We’d like to take the opportunity to introduce you to the winners of one of our Honorable mentions for the “Pape Nature Park Gateway” competition - Justin Oh and Jeremy Leonard from United States!
Justin Oh and Jeremy Leonard from United States
Justin is a designer working in New York City. He completed his Master of Architecture at Yale University, receiving the AIA Henry Adams Certificate and the James Gamble Rogers Scholarship for design excellence and high academic standing. Justin completed his Bachelor of Architectural Science at Ryerson University.
Jeremy recently completed his Master of Architecture at Yale University, where he received the William Edward Parsons Memorial Medal for distinctive work in urban design. In his final year, both of his studio projects were finalists for the H.I. Feldman Prize, honoring the best solution to an architectural problem in an advanced design studio. Jeremy received his Bachelor of Architecture at North Carolina State University.
Brief info about the projects that you/your company have been involved with. For instance, what scale have you focused on/preferred, any significant projects where company/individuals have been involved?
Between the two of us, collaboratively and separately, we have worked on projects of vastly different scales and timelines: a university masterplan, which will take thirty years to design and build, as well as several single family houses, which were comparatively rapidly designed, but will hopefully be used for generations. We both think that architecture should be aspirational: a small pavilion in Latvia should affect and be influenced by contexts far beyond it's immediate vicinity: it's broader site and ecology, the culture it occupies, the global culture of sharing images that all contemporary architecture gets pulled into, the construction industry and the means of manifesting the work in the "real world."

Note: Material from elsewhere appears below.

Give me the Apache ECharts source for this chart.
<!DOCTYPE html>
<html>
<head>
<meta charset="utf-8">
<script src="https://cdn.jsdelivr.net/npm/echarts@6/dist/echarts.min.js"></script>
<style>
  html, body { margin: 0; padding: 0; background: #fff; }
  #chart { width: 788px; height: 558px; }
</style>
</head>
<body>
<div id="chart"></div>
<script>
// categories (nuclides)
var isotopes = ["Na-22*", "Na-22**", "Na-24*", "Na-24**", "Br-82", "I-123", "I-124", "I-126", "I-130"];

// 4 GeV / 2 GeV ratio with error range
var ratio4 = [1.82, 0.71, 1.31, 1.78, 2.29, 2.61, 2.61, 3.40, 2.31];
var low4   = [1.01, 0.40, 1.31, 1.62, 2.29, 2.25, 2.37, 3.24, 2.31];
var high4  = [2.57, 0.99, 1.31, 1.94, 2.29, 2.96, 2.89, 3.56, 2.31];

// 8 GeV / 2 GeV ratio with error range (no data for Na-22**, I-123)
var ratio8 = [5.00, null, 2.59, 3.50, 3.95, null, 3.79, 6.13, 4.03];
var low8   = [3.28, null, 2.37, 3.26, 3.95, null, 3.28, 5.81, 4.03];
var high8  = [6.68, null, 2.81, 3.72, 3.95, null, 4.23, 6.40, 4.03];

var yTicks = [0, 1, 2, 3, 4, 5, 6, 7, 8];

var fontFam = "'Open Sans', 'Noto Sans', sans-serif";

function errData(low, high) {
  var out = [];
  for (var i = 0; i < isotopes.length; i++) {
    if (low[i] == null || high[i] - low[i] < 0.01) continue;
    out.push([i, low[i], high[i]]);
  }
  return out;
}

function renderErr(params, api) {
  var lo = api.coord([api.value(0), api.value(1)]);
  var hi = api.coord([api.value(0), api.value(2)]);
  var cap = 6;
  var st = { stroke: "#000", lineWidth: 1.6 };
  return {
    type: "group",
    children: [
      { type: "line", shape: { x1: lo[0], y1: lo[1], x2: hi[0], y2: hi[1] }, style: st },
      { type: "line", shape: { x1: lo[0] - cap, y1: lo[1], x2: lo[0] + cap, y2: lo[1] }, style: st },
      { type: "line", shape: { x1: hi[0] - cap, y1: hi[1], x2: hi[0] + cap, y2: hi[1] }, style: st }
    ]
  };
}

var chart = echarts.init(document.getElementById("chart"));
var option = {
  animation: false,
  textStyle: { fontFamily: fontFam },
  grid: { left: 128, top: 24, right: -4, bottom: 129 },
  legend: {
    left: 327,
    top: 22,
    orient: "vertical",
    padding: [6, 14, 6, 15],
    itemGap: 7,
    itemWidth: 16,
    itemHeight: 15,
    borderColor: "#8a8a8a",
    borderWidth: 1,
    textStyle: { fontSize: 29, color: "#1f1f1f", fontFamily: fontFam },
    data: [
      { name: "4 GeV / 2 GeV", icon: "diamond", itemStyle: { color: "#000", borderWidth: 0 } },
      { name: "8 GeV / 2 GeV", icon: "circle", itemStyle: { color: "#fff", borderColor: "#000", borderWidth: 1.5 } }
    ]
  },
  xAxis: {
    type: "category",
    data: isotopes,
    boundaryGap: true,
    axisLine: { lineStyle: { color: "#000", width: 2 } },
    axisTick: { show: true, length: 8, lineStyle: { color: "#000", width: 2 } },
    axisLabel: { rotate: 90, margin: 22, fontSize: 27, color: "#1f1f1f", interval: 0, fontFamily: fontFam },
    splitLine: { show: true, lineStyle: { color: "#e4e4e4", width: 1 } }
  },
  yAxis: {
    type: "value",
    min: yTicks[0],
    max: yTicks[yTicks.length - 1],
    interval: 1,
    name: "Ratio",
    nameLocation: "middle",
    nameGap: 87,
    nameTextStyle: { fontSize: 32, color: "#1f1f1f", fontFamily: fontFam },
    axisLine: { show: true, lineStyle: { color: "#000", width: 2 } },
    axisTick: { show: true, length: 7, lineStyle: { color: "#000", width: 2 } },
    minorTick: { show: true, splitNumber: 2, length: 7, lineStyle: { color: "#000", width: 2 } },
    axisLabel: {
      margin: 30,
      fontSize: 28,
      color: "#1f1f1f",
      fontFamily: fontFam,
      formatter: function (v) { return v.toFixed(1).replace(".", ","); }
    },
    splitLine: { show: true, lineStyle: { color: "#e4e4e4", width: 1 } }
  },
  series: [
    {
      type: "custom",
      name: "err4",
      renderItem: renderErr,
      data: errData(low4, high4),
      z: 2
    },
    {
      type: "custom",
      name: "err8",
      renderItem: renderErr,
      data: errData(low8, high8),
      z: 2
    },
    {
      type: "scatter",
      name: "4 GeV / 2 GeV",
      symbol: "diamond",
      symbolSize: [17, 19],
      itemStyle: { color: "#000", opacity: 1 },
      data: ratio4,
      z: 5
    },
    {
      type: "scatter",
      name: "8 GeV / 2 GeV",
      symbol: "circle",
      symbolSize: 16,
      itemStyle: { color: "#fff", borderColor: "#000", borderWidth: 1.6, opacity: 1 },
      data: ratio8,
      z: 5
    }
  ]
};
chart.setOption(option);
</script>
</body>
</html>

What does architecture mean to you and what is the role of the architect in your society?
Kahn said it well when he described architecture as the "thoughtful making of space." We would broaden his definition of architecture as the making of rooms to include the discipline's social contexts and critical imperatives. An architect should not merely be a passive agent, fulfilling the commissions that they accept, but they should instead push the discipline of space-making beyond the typical methods of production: proposing and developing the fabrication process, acting as the developer. Perhaps we prefer arrrrrr-chitecture: pirate architecture.
Why do you participate in architecture vision competitions?

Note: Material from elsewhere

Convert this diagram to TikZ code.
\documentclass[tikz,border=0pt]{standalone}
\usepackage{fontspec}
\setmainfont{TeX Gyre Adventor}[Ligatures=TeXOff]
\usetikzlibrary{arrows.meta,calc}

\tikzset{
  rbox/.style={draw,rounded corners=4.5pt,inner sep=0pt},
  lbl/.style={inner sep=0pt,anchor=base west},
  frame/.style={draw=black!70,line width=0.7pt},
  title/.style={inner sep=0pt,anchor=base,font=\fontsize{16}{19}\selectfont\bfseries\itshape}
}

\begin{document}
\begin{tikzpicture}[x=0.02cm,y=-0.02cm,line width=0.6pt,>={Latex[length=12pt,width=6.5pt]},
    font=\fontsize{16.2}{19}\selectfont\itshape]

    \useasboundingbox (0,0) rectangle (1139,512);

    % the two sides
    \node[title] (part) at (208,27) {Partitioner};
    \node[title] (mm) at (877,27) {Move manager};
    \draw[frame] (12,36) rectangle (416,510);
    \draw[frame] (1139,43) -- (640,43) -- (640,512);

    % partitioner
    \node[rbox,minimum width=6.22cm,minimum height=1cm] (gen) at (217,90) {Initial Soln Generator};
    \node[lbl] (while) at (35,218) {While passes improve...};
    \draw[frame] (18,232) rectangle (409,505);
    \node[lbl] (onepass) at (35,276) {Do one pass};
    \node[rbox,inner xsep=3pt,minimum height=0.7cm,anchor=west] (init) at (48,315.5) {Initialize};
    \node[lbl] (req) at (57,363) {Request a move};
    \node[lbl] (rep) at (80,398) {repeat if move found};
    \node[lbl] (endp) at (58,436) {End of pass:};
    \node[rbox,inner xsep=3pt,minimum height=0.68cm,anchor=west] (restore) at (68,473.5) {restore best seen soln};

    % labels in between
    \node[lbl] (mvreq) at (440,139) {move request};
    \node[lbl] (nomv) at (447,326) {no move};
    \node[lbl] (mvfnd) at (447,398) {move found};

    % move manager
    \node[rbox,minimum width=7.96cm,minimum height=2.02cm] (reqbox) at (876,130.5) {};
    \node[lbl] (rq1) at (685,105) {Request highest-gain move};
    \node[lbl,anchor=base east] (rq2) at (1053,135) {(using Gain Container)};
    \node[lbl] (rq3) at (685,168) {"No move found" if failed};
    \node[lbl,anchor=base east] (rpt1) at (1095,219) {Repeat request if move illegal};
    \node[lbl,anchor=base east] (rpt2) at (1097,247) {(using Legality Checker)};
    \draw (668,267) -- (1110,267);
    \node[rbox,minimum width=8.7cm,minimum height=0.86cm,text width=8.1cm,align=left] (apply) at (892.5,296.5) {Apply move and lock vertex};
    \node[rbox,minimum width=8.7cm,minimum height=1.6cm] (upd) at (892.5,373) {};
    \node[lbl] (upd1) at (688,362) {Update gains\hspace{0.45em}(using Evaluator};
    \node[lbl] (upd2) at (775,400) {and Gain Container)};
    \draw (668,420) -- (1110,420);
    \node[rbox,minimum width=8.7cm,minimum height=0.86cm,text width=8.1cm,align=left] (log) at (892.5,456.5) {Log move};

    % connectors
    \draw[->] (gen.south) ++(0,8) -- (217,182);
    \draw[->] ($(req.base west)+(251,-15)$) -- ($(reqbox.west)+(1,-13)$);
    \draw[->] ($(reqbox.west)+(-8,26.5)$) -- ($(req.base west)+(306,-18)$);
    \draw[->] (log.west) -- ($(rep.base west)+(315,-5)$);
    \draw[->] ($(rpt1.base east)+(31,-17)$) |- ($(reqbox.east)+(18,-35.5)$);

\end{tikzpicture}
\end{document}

For us, this competition was a great opportunity to work together over beers! We both enjoy working with each other in our professional lives, and we wanted another outlet to collaborate.

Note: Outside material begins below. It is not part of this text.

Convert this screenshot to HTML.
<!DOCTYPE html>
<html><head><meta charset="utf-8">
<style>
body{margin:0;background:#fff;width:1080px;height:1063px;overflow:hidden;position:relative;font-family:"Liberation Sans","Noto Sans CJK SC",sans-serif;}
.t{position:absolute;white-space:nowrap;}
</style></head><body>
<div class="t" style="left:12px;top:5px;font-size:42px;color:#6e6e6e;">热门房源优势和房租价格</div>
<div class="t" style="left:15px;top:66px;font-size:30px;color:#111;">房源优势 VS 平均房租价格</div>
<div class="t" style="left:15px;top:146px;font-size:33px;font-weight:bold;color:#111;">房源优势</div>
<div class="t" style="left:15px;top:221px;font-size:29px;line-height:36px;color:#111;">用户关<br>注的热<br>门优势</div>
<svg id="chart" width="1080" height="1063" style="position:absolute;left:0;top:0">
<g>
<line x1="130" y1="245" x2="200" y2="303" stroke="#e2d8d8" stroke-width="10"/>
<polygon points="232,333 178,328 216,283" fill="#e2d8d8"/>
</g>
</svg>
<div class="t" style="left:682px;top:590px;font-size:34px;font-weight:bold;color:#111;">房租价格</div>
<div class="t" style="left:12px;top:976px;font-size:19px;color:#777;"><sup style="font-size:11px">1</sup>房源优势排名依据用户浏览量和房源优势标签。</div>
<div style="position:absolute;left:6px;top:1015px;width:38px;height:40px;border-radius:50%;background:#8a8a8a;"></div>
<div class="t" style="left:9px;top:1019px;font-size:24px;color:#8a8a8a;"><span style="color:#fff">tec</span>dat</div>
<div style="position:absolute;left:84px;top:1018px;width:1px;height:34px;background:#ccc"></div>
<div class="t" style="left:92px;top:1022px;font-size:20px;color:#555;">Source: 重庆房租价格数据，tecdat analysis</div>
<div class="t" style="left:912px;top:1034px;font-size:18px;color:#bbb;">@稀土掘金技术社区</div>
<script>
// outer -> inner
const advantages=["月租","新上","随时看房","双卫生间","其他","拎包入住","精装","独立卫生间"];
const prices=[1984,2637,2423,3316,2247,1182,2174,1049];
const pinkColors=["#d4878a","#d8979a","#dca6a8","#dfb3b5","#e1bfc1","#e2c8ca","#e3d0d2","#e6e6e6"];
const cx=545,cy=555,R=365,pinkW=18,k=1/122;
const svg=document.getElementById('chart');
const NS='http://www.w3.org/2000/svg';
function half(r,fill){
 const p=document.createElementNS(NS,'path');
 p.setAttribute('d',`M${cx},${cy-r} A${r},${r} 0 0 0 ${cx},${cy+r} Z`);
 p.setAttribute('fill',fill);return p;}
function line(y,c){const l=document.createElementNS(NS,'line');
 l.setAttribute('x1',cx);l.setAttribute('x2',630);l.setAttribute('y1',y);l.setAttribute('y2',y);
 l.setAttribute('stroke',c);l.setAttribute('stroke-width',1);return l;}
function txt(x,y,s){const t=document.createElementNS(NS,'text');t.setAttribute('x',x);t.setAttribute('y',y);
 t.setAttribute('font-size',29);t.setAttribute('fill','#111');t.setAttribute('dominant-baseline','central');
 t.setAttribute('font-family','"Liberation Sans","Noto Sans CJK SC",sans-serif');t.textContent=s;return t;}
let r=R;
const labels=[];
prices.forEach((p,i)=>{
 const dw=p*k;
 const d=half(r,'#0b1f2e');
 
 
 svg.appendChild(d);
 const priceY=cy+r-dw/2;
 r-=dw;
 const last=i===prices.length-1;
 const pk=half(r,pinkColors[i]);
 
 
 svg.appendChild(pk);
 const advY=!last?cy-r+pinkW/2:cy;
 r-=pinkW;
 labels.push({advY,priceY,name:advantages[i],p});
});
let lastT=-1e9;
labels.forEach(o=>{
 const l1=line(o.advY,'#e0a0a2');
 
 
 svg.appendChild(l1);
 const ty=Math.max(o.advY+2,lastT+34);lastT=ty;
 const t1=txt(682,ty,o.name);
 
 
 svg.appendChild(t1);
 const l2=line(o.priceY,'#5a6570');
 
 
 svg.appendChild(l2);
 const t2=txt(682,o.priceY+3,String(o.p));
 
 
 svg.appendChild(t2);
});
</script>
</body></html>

We believe competitions are a great venue for experimentation, and a platform to unpack and test design philosophies. We both admire architecture that is sensitive to a culture and a place, but struggle with this aspiration because "local" identities are fictionalized and commodified. This competition was interesting because of the tension between the local (a fragile park ecosystem, the rich genealogy of wood construction in Latvia) and the global (the "architectural competition" itself, in which architectural images are shared and repackaged, and where architectural precedents tend to become divorced from their climate and place).
What advice would you give to individuals who struggle to decide whether it would be beneficial to them to participate in architecture vision competitions?
You can go at it alone if you want to flex your design muscles, but there's few things more satisfying than going deep into a design problem with a friend. Have fun, and use competitions for the opportunity to build collaborative relationships!